__INSTRUCTIONS TO FOLLOW__
Write out, word for word, every line from the first one through the line that holds "from matplotlib.patches import Patch", and nothing else; skip the pictures.

+++ MATERIAL +++

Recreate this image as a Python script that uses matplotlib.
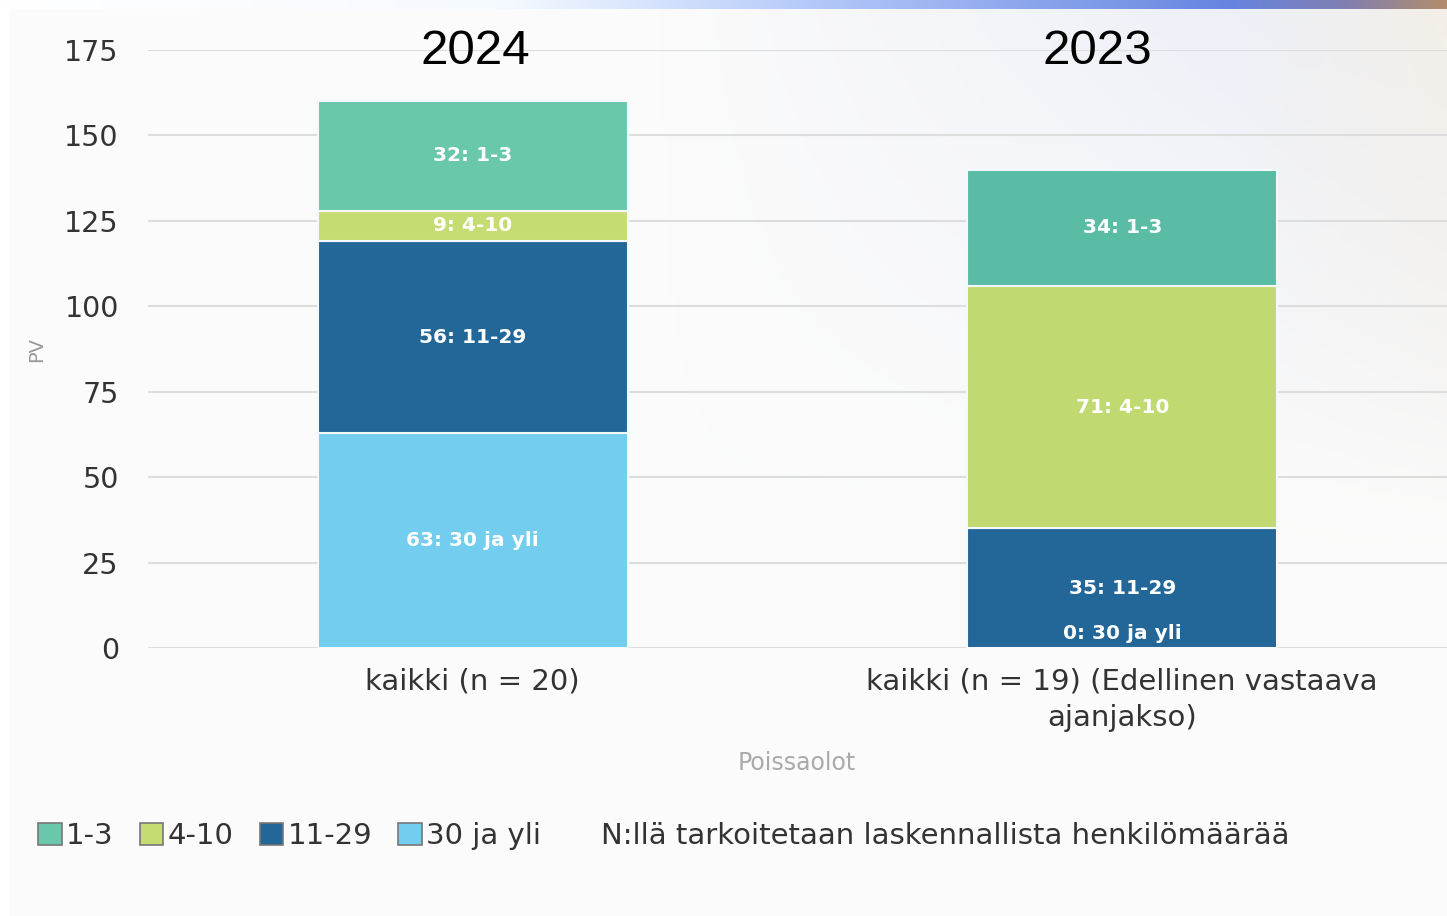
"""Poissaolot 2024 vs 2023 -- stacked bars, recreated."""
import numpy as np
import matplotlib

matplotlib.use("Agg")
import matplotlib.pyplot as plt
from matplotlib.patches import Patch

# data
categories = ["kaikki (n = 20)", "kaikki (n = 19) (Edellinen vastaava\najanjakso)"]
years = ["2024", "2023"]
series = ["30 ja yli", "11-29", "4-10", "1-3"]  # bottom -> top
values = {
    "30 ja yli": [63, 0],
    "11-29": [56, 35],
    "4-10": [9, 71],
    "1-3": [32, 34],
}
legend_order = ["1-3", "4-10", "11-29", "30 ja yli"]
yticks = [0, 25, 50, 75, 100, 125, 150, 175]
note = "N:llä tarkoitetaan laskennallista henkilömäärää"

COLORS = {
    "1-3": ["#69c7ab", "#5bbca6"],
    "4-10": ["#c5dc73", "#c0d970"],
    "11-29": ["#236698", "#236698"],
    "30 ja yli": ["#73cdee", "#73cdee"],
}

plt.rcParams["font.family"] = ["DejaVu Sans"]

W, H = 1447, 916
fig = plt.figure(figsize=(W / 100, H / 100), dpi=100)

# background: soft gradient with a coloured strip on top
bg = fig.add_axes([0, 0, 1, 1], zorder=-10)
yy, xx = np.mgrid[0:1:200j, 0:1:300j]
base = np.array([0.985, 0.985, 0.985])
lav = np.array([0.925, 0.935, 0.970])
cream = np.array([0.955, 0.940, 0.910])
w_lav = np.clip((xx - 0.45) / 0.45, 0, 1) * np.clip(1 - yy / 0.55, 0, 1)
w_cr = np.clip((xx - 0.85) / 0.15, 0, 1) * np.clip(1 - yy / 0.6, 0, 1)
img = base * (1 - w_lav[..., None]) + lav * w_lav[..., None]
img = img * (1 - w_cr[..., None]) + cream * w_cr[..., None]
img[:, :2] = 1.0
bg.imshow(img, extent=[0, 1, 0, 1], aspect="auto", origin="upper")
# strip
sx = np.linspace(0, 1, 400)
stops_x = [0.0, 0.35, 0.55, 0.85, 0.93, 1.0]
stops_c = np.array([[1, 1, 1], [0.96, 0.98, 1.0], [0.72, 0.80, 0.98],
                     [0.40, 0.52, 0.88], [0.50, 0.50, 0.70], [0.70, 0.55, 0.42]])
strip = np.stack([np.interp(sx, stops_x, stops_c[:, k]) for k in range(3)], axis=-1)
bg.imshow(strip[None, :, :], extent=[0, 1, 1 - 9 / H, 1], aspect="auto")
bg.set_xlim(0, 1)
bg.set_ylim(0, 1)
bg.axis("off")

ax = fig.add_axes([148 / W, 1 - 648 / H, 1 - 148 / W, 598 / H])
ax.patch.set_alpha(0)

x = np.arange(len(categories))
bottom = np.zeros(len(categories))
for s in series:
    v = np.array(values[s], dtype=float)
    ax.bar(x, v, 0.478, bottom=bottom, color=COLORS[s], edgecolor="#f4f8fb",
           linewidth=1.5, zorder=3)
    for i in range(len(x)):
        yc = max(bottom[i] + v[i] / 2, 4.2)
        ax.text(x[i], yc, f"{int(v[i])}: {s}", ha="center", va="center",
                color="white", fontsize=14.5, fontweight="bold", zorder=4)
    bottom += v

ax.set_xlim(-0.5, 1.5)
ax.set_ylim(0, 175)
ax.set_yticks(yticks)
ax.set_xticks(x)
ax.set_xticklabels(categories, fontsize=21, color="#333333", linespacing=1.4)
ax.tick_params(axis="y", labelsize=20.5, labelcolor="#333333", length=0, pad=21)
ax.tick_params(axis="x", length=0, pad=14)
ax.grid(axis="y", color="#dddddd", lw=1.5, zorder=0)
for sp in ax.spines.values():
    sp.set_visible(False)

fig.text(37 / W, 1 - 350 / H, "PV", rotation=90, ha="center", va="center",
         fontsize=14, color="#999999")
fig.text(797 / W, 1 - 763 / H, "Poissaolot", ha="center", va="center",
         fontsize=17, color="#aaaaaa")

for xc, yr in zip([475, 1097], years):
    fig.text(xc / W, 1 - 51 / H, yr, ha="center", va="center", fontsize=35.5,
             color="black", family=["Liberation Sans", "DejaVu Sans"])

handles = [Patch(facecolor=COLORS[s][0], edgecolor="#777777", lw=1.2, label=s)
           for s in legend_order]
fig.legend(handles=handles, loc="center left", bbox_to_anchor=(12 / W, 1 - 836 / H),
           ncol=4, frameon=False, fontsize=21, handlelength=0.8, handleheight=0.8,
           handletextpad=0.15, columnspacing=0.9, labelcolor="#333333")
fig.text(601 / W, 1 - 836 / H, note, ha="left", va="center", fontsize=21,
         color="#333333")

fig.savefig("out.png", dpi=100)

+++

__ANSWER FOR THIS EXERCISE__
Recreate this image as a Python script that uses matplotlib.
"""Poissaolot 2024 vs 2023 -- stacked bars, recreated."""
import numpy as np
import matplotlib

matplotlib.use("Agg")
import matplotlib.pyplot as plt
from matplotlib.patches import Patch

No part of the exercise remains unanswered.